Only the lines from the start of the data through the line with "Arial, Helvetica, sans-serif';" belong in the copy. Restate them word for word, minus the pictures.
——————
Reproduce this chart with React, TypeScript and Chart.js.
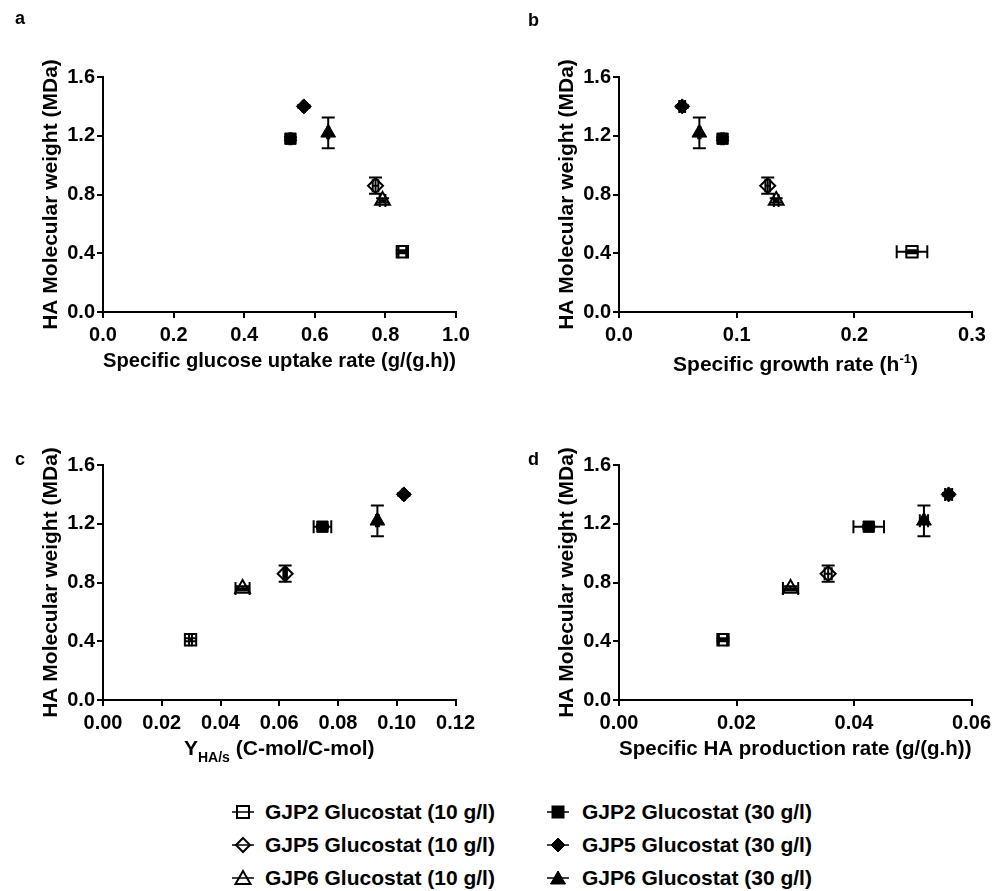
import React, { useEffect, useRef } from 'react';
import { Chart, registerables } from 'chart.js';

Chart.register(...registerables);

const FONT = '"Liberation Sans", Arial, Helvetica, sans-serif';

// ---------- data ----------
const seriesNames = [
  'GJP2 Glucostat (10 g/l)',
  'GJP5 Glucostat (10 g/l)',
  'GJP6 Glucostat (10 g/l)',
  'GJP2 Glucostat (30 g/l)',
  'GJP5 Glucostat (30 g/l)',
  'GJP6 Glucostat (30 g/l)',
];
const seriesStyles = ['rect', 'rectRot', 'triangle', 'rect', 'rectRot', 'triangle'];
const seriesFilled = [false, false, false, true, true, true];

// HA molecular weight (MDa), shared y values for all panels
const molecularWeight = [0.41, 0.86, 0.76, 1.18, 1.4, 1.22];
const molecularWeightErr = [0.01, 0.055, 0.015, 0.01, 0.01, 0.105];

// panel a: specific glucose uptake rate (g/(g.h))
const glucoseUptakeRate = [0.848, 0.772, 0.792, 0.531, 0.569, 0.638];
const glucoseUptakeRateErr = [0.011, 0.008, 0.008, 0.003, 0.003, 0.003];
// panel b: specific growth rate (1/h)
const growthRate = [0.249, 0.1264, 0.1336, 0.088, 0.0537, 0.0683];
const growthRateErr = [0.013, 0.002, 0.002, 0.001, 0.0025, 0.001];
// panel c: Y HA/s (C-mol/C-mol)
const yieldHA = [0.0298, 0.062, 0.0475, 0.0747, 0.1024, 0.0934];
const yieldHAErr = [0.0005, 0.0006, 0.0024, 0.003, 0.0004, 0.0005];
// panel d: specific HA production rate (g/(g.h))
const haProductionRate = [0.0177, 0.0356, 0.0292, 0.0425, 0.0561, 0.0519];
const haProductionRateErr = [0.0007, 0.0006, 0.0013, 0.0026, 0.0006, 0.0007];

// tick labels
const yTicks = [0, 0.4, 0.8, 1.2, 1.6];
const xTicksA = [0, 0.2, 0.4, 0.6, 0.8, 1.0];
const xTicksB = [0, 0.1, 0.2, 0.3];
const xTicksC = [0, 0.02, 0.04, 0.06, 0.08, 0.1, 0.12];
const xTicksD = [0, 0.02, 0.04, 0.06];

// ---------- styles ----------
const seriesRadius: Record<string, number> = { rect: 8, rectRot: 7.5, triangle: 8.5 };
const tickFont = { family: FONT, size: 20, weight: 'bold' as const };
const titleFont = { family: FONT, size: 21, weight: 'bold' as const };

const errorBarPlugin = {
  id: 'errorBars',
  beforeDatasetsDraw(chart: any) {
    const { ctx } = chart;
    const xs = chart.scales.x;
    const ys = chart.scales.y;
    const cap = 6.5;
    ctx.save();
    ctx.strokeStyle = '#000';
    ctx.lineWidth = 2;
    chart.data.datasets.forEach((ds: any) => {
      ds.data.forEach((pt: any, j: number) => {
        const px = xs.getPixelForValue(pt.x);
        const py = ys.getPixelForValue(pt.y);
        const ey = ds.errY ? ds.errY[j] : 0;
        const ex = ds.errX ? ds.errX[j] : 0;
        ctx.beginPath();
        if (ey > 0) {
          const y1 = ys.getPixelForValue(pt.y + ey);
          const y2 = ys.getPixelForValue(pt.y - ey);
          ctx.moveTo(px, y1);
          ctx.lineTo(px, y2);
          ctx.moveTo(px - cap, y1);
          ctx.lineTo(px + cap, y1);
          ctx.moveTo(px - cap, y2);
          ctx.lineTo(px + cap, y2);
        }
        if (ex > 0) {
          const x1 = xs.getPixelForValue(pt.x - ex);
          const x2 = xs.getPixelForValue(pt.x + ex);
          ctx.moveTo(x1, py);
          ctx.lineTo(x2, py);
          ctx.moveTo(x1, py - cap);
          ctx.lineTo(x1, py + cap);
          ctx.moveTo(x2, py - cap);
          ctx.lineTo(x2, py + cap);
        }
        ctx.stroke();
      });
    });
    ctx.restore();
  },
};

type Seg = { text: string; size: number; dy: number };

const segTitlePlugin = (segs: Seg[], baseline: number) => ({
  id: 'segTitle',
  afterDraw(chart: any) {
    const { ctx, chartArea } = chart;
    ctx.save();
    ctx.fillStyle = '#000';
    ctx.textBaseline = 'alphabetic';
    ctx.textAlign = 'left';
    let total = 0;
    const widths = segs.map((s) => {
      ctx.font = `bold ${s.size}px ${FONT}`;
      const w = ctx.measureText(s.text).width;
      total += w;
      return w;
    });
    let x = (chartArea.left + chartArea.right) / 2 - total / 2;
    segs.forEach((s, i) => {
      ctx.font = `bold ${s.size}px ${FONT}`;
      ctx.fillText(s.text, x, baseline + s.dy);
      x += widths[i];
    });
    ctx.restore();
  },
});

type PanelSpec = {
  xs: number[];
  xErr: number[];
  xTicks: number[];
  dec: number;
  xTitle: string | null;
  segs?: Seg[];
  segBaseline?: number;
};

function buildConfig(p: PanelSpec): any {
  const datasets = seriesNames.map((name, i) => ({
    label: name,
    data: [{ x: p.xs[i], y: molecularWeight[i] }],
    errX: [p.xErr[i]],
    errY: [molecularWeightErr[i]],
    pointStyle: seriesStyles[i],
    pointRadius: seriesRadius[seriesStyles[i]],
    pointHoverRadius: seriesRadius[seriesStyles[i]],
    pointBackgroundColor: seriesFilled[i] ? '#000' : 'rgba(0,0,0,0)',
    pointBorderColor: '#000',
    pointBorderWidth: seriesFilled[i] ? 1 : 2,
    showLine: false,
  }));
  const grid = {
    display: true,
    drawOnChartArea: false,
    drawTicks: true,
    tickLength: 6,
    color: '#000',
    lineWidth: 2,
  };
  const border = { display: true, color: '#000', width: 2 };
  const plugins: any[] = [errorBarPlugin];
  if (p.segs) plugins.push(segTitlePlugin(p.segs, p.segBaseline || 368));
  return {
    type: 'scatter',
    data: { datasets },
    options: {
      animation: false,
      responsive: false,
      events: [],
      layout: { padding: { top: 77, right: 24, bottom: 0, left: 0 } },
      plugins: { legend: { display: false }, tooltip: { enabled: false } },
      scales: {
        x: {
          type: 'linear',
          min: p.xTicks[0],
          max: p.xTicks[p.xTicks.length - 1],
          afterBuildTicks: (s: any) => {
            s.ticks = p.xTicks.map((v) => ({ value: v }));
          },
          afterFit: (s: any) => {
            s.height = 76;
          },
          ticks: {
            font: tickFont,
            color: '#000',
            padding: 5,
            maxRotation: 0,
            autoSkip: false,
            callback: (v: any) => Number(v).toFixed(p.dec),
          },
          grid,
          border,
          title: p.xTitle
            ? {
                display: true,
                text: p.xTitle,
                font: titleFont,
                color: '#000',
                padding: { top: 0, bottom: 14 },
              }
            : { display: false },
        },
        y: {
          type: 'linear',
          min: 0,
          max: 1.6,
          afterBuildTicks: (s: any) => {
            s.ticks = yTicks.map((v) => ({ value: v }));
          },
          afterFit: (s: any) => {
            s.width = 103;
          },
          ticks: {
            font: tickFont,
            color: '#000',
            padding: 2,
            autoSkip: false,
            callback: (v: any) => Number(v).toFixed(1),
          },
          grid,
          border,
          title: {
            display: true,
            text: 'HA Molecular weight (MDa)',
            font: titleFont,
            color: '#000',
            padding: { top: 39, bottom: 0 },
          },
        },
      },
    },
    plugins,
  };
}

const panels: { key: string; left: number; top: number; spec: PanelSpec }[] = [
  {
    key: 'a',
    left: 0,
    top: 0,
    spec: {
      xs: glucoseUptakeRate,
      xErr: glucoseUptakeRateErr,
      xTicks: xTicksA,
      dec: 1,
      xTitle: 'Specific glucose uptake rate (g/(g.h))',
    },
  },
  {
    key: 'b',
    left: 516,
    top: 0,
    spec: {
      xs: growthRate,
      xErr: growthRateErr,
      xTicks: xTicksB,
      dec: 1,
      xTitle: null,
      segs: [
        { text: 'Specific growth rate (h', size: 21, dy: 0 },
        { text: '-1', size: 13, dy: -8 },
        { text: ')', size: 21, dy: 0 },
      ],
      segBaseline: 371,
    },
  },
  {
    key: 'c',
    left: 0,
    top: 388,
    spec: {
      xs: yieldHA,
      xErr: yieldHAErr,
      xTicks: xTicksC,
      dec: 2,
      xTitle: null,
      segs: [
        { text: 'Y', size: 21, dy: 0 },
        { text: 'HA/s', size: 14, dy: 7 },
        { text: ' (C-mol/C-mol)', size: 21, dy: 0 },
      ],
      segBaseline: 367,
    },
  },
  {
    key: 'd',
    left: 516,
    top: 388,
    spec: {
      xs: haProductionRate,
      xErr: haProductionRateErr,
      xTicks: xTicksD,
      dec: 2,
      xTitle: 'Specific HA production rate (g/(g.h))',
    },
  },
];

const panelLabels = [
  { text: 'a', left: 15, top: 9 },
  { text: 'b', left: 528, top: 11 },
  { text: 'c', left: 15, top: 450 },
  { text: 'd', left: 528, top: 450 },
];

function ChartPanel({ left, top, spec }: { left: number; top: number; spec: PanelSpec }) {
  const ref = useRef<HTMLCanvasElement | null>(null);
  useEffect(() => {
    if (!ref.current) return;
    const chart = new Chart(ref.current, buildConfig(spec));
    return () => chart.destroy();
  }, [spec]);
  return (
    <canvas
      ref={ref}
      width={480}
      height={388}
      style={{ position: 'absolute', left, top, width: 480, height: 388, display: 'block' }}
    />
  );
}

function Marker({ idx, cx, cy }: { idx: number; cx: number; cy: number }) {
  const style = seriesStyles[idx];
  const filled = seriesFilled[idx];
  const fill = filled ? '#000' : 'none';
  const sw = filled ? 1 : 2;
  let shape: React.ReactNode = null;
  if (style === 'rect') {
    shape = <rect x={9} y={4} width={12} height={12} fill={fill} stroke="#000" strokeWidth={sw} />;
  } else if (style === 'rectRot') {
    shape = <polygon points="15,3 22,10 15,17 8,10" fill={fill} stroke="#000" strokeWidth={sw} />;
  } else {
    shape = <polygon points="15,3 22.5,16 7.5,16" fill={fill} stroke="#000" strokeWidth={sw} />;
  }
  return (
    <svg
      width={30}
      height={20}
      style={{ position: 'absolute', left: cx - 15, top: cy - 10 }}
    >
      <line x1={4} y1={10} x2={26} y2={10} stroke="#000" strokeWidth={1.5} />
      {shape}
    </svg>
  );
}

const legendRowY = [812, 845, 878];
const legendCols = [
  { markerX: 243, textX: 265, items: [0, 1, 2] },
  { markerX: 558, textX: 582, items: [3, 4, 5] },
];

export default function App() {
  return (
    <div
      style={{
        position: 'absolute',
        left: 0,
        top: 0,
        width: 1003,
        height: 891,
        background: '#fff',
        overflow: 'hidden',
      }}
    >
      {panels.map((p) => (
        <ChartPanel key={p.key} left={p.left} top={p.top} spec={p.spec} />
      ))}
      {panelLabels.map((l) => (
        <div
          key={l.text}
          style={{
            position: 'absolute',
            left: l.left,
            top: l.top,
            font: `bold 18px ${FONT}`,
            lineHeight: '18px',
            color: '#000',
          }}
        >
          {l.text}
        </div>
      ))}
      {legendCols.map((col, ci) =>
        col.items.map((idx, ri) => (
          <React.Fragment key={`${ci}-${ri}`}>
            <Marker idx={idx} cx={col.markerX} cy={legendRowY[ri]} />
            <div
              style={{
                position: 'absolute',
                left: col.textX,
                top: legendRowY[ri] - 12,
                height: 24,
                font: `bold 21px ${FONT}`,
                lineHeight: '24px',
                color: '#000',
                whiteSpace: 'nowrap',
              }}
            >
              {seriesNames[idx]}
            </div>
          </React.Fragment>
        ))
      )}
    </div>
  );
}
——————
### Exercise response
Reproduce this chart with React, TypeScript and Chart.js.
import React, { useEffect, useRef } from 'react';
import { Chart, registerables } from 'chart.js';

Chart.register(...registerables);

const FONT = '"Liberation Sans", Arial, Helvetica, sans-serif';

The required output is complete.